Exactly repeat the material, dropping every picture from the copy.

------ ITEMS ------

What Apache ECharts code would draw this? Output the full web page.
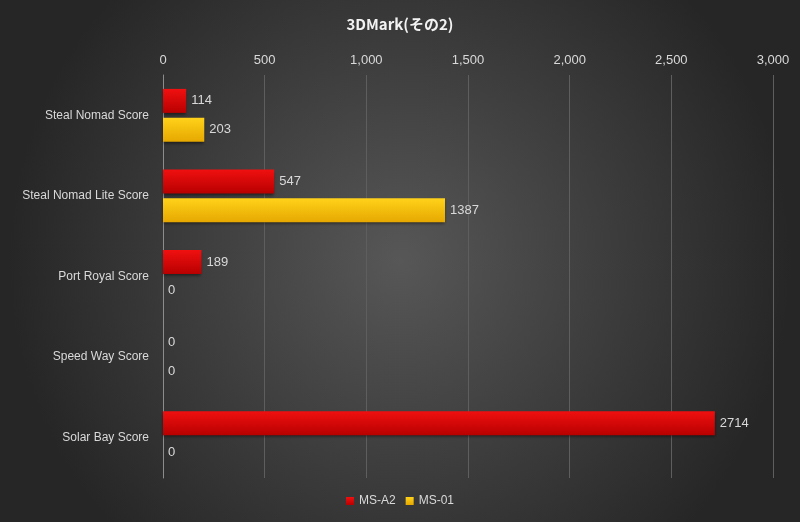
<!DOCTYPE html>
<html>
<head>
<meta charset="utf-8">
<script src="https://cdn.jsdelivr.net/npm/echarts@6/dist/echarts.min.js"></script>
<style>html,body{margin:0;padding:0;}#c{width:800px;height:522px;}</style>
</head>
<body>
<div id="c"></div>
<script>
var categories = ['Steal Nomad Score', 'Steal Nomad Lite Score', 'Port Royal Score', 'Speed Way Score', 'Solar Bay Score'];
var msA2 = [114, 547, 189, 0, 2714];
var ms01 = [203, 1387, 0, 0, 0];
var xTicks = [0, 500, 1000, 1500, 2000, 2500, 3000];

var chart = echarts.init(document.getElementById('c'));
var labelStyle = {show: true, position: 'right', color: '#d9d9d9', fontSize: 13, fontFamily: 'Liberation Sans', distance: 5};
chart.setOption({
    animation: false,
    backgroundColor: {
        type: 'radial', x: 0.5, y: 0.5, r: 0.75,
        colorStops: [{offset: 0, color: '#575757'}, {offset: 1, color: '#262626'}]
    },
    title: {
        text: '3DMark(その2)', left: 'center', top: 12,
        textStyle: {color: '#f2f2f2', fontSize: 15, fontWeight: 'bold', fontFamily: 'Noto Sans CJK JP'}
    },
    legend: {
        bottom: 10, itemWidth: 8, itemHeight: 8, icon: 'rect', itemGap: 10,
        textStyle: {color: '#d9d9d9', fontSize: 12, fontFamily: 'Liberation Sans'},
        data: ['MS-A2', 'MS-01']
    },
    grid: {left: 163, right: 27, top: 75, bottom: 44},
    xAxis: {
        type: 'value', position: 'top', min: xTicks[0], max: xTicks[xTicks.length - 1], interval: 500,
        axisLine: {show: false}, axisTick: {show: false},
        axisLabel: {color: '#d9d9d9', fontSize: 13, fontFamily: 'Liberation Sans'},
        splitLine: {lineStyle: {color: '#5e5e5e'}}
    },
    yAxis: {
        type: 'category', inverse: true, data: categories,
        axisLine: {lineStyle: {color: '#8c8c8c'}}, axisTick: {show: false},
        axisLabel: {color: '#d9d9d9', fontSize: 12, fontFamily: 'Liberation Sans', margin: 14}
    },
    series: [
        {
            name: 'MS-A2', type: 'bar', data: msA2, barWidth: 24, barGap: '20%',
            itemStyle: {
                color: {type: 'linear', x: 0, y: 0, x2: 0, y2: 1,
                    colorStops: [{offset: 0, color: '#f01010'}, {offset: 1, color: '#b80000'}]},
                shadowColor: 'rgba(0,0,0,0.5)', shadowBlur: 3, shadowOffsetY: 2
            },
            label: labelStyle
        },
        {
            name: 'MS-01', type: 'bar', data: ms01, barWidth: 24,
            itemStyle: {
                color: {type: 'linear', x: 0, y: 0, x2: 0, y2: 1,
                    colorStops: [{offset: 0, color: '#ffd21a'}, {offset: 1, color: '#e6a800'}]},
                shadowColor: 'rgba(0,0,0,0.5)', shadowBlur: 3, shadowOffsetY: 2
            },
            label: labelStyle
        }
    ],
    color: ['#e00000', '#ffc000']
});
</script>
</body>
</html>
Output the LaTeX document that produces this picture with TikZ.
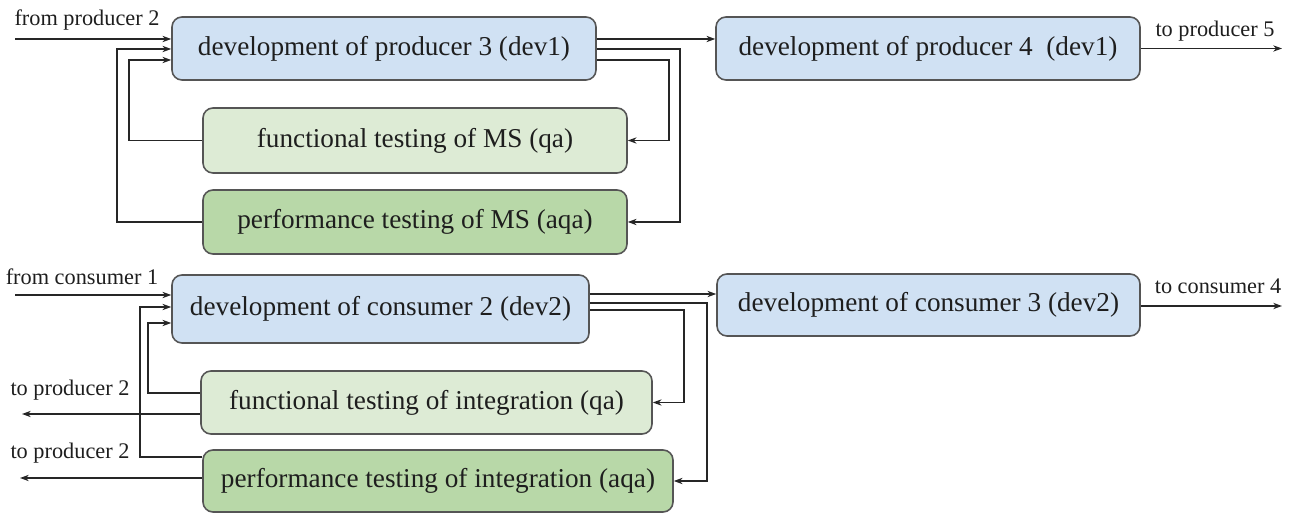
\documentclass[tikz,border=0pt]{standalone}
\usepackage{fontspec}
\setmainfont{Liberation Serif}
\usetikzlibrary{arrows.meta,calc}
\definecolor{devblue}{RGB}{208,225,243}
\definecolor{qagreen}{RGB}{221,235,213}
\definecolor{aqagreen}{RGB}{184,216,168}
\definecolor{edgegray}{RGB}{85,85,85}
\definecolor{txt}{RGB}{30,30,30}
\tikzset{
  box/.style 2 args={draw=edgegray, line width=0.9pt, rounded corners=0.2cm,
    minimum width=#1*0.02cm, minimum height=#2*0.02cm, inner sep=0pt,
    font=\fontsize{15.5}{18}\selectfont, text=txt},
  devbox/.style={fill=devblue},
  qabox/.style={fill=qagreen},
  aqabox/.style={fill=aqagreen},
  arr/.style={draw=black!85, line width=0.75pt, -{Stealth[length=5pt,width=3.6pt]}},
  lbl/.style={font=\fontsize{12.7}{15}\selectfont, text=txt, inner sep=0pt}
}
\begin{document}
\begin{tikzpicture}[x=0.02cm,y=-0.02cm]
\useasboundingbox (0,0) rectangle (1289,513);
% ---------- top section ----------
\node[box={424}{63}, devbox] (p3) at (384,48.5) {development of producer 3 (dev1)};
\node[box={424}{63}, devbox] (p4) at (928,48.5) {development of producer 4\ \ (dev1)};
\node[box={424}{65}, qabox] (fMS) at (415,140.5) {functional testing of MS (qa)};
\node[box={424}{64}, aqabox] (pMS) at (415,222) {performance testing of MS (aqa)};

\coordinate (fp2) at (15,39);
\node[lbl] (lfp2) at (87,20) {from producer 2};
\draw[arr] (fp2) -- (fp2 -| p3.west);
\draw[arr] (pMS.west) -| (117,49) -- (p3.west |- 117,49);
\draw[arr] (fMS.west) -| (129,60) -- (p3.west |- 129,60);

\draw[arr] (p3.east |- 0,39) -- (p4.west |- 0,39);
\draw[arr] (p3.east |- 0,49) -| (680,222) -- (pMS.east);
\draw[arr] (p3.east |- 0,60) -| (669,140.5) -- (fMS.east);

\coordinate (tp5) at (1282,48.5);
\draw[arr] (p4.east) -- (tp5);
\node[lbl] (ltp5) at (1215,31) {to producer 5};

% ---------- bottom section ----------
\node[box={417}{68}, devbox] (c2) at (380.5,309) {development of consumer 2 (dev2)};
\node[box={423}{62}, devbox] (c3) at (928.5,305) {development of consumer 3 (dev2)};
\node[box={451}{63}, qabox] (fI) at (426.5,402.5) {functional testing of integration (qa)};
\node[box={470}{62}, aqabox] (pI) at (438,481) {performance testing of integration (aqa)};

\coordinate (fc1) at (15,295);
\node[lbl] (lfc1) at (82,277) {from consumer 1};
\draw[arr] (fc1) -- (fc1 -| c2.west);
\draw[arr] ($(pI.west)+(0,-24)$) -| (140,307) -- (c2.west |- 140,307);
\draw[arr] ($(fI.west)+(0,-9.5)$) -| (148,323) -- (c2.west |- 148,323);

\coordinate (tpA) at (22,414);
\coordinate (tpB) at (20,478);
\draw[arr] (fI.west |- tpA) -- (tpA);
\draw[arr] (pI.west |- tpB) -- (tpB);
\node[lbl] (ltpA) at (70,390) {to producer 2};
\node[lbl] (ltpB) at (70,453) {to producer 2};

\draw[arr] (c2.east |- 0,294) -- (c3.west |- 0,294);
\draw[arr] (c2.east |- 0,303) -| (707,481) -- (pI.east);
\draw[arr] (c2.east |- 0,310) -| (684,402.5) -- (fI.east);

\coordinate (tc4) at (1282,306);
\draw[arr] (c3.east |- tc4) -- (tc4);
\node[lbl] (ltc4) at (1218,286) {to consumer 4};
\end{tikzpicture}
\end{document}
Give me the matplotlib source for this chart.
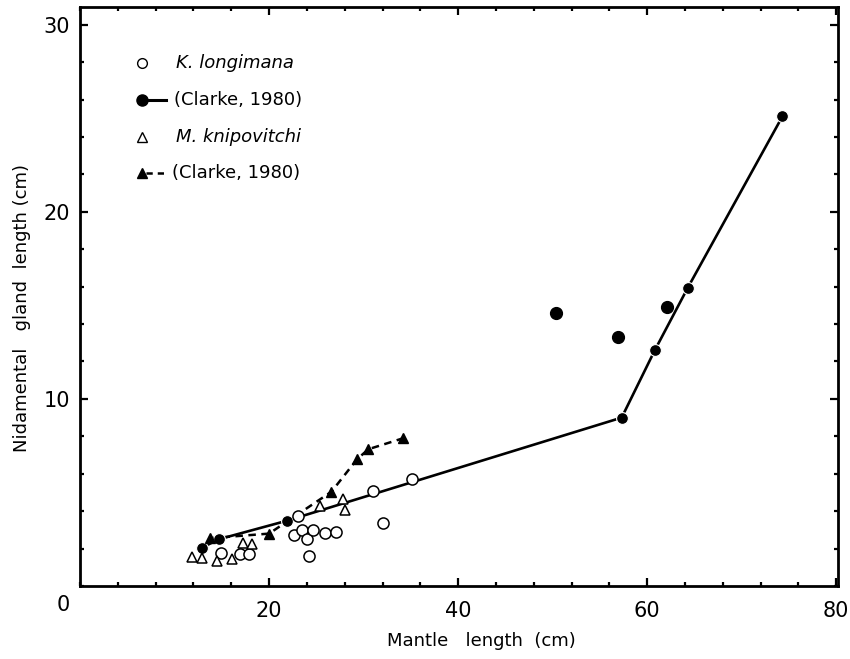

------

- _SOLUTION TO THIS PROBLEM_:
What Apache ECharts code would draw this? Output the full web page.
<!DOCTYPE html>
<html>
<head>
<meta charset="utf-8">
<script src="https://cdn.jsdelivr.net/npm/echarts@6/dist/echarts.min.js"></script>
<style>html,body{margin:0;padding:0;}#c{width:800px;height:522px;}</style>
</head>
<body>
<div id="c"></div>
<script>
var categories = ['Steal Nomad Score', 'Steal Nomad Lite Score', 'Port Royal Score', 'Speed Way Score', 'Solar Bay Score'];
var msA2 = [114, 547, 189, 0, 2714];
var ms01 = [203, 1387, 0, 0, 0];
var xTicks = [0, 500, 1000, 1500, 2000, 2500, 3000];

var chart = echarts.init(document.getElementById('c'));
var labelStyle = {show: true, position: 'right', color: '#d9d9d9', fontSize: 13, fontFamily: 'Liberation Sans', distance: 5};
chart.setOption({
    animation: false,
    backgroundColor: {
        type: 'radial', x: 0.5, y: 0.5, r: 0.75,
        colorStops: [{offset: 0, color: '#575757'}, {offset: 1, color: '#262626'}]
    },
    title: {
        text: '3DMark(その2)', left: 'center', top: 12,
        textStyle: {color: '#f2f2f2', fontSize: 15, fontWeight: 'bold', fontFamily: 'Noto Sans CJK JP'}
    },
    legend: {
        bottom: 10, itemWidth: 8, itemHeight: 8, icon: 'rect', itemGap: 10,
        textStyle: {color: '#d9d9d9', fontSize: 12, fontFamily: 'Liberation Sans'},
        data: ['MS-A2', 'MS-01']
    },
    grid: {left: 163, right: 27, top: 75, bottom: 44},
    xAxis: {
        type: 'value', position: 'top', min: xTicks[0], max: xTicks[xTicks.length - 1], interval: 500,
        axisLine: {show: false}, axisTick: {show: false},
        axisLabel: {color: '#d9d9d9', fontSize: 13, fontFamily: 'Liberation Sans'},
        splitLine: {lineStyle: {color: '#5e5e5e'}}
    },
    yAxis: {
        type: 'category', inverse: true, data: categories,
        axisLine: {lineStyle: {color: '#8c8c8c'}}, axisTick: {show: false},
        axisLabel: {color: '#d9d9d9', fontSize: 12, fontFamily: 'Liberation Sans', margin: 14}
    },
    series: [
        {
            name: 'MS-A2', type: 'bar', data: msA2, barWidth: 24, barGap: '20%',
            itemStyle: {
                color: {type: 'linear', x: 0, y: 0, x2: 0, y2: 1,
                    colorStops: [{offset: 0, color: '#f01010'}, {offset: 1, color: '#b80000'}]},
                shadowColor: 'rgba(0,0,0,0.5)', shadowBlur: 3, shadowOffsetY: 2
            },
            label: labelStyle
        },
        {
            name: 'MS-01', type: 'bar', data: ms01, barWidth: 24,
            itemStyle: {
                color: {type: 'linear', x: 0, y: 0, x2: 0, y2: 1,
                    colorStops: [{offset: 0, color: '#ffd21a'}, {offset: 1, color: '#e6a800'}]},
                shadowColor: 'rgba(0,0,0,0.5)', shadowBlur: 3, shadowOffsetY: 2
            },
            label: labelStyle
        }
    ],
    color: ['#e00000', '#ffc000']
});
</script>
</body>
</html>
Output the LaTeX document that produces this picture with TikZ.
\documentclass[tikz,border=0pt]{standalone}
\usepackage{fontspec}
\setmainfont{Liberation Serif}
\usetikzlibrary{arrows.meta,calc}
\definecolor{devblue}{RGB}{208,225,243}
\definecolor{qagreen}{RGB}{221,235,213}
\definecolor{aqagreen}{RGB}{184,216,168}
\definecolor{edgegray}{RGB}{85,85,85}
\definecolor{txt}{RGB}{30,30,30}
\tikzset{
  box/.style 2 args={draw=edgegray, line width=0.9pt, rounded corners=0.2cm,
    minimum width=#1*0.02cm, minimum height=#2*0.02cm, inner sep=0pt,
    font=\fontsize{15.5}{18}\selectfont, text=txt},
  devbox/.style={fill=devblue},
  qabox/.style={fill=qagreen},
  aqabox/.style={fill=aqagreen},
  arr/.style={draw=black!85, line width=0.75pt, -{Stealth[length=5pt,width=3.6pt]}},
  lbl/.style={font=\fontsize{12.7}{15}\selectfont, text=txt, inner sep=0pt}
}
\begin{document}
\begin{tikzpicture}[x=0.02cm,y=-0.02cm]
\useasboundingbox (0,0) rectangle (1289,513);
% ---------- top section ----------
\node[box={424}{63}, devbox] (p3) at (384,48.5) {development of producer 3 (dev1)};
\node[box={424}{63}, devbox] (p4) at (928,48.5) {development of producer 4\ \ (dev1)};
\node[box={424}{65}, qabox] (fMS) at (415,140.5) {functional testing of MS (qa)};
\node[box={424}{64}, aqabox] (pMS) at (415,222) {performance testing of MS (aqa)};

\coordinate (fp2) at (15,39);
\node[lbl] (lfp2) at (87,20) {from producer 2};
\draw[arr] (fp2) -- (fp2 -| p3.west);
\draw[arr] (pMS.west) -| (117,49) -- (p3.west |- 117,49);
\draw[arr] (fMS.west) -| (129,60) -- (p3.west |- 129,60);

\draw[arr] (p3.east |- 0,39) -- (p4.west |- 0,39);
\draw[arr] (p3.east |- 0,49) -| (680,222) -- (pMS.east);
\draw[arr] (p3.east |- 0,60) -| (669,140.5) -- (fMS.east);

\coordinate (tp5) at (1282,48.5);
\draw[arr] (p4.east) -- (tp5);
\node[lbl] (ltp5) at (1215,31) {to producer 5};

% ---------- bottom section ----------
\node[box={417}{68}, devbox] (c2) at (380.5,309) {development of consumer 2 (dev2)};
\node[box={423}{62}, devbox] (c3) at (928.5,305) {development of consumer 3 (dev2)};
\node[box={451}{63}, qabox] (fI) at (426.5,402.5) {functional testing of integration (qa)};
\node[box={470}{62}, aqabox] (pI) at (438,481) {performance testing of integration (aqa)};

\coordinate (fc1) at (15,295);
\node[lbl] (lfc1) at (82,277) {from consumer 1};
\draw[arr] (fc1) -- (fc1 -| c2.west);
\draw[arr] ($(pI.west)+(0,-24)$) -| (140,307) -- (c2.west |- 140,307);
\draw[arr] ($(fI.west)+(0,-9.5)$) -| (148,323) -- (c2.west |- 148,323);

\coordinate (tpA) at (22,414);
\coordinate (tpB) at (20,478);
\draw[arr] (fI.west |- tpA) -- (tpA);
\draw[arr] (pI.west |- tpB) -- (tpB);
\node[lbl] (ltpA) at (70,390) {to producer 2};
\node[lbl] (ltpB) at (70,453) {to producer 2};

\draw[arr] (c2.east |- 0,294) -- (c3.west |- 0,294);
\draw[arr] (c2.east |- 0,303) -| (707,481) -- (pI.east);
\draw[arr] (c2.east |- 0,310) -| (684,402.5) -- (fI.east);

\coordinate (tc4) at (1282,306);
\draw[arr] (c3.east |- tc4) -- (tc4);
\node[lbl] (ltc4) at (1218,286) {to consumer 4};
\end{tikzpicture}
\end{document}
Give me the matplotlib source for this chart.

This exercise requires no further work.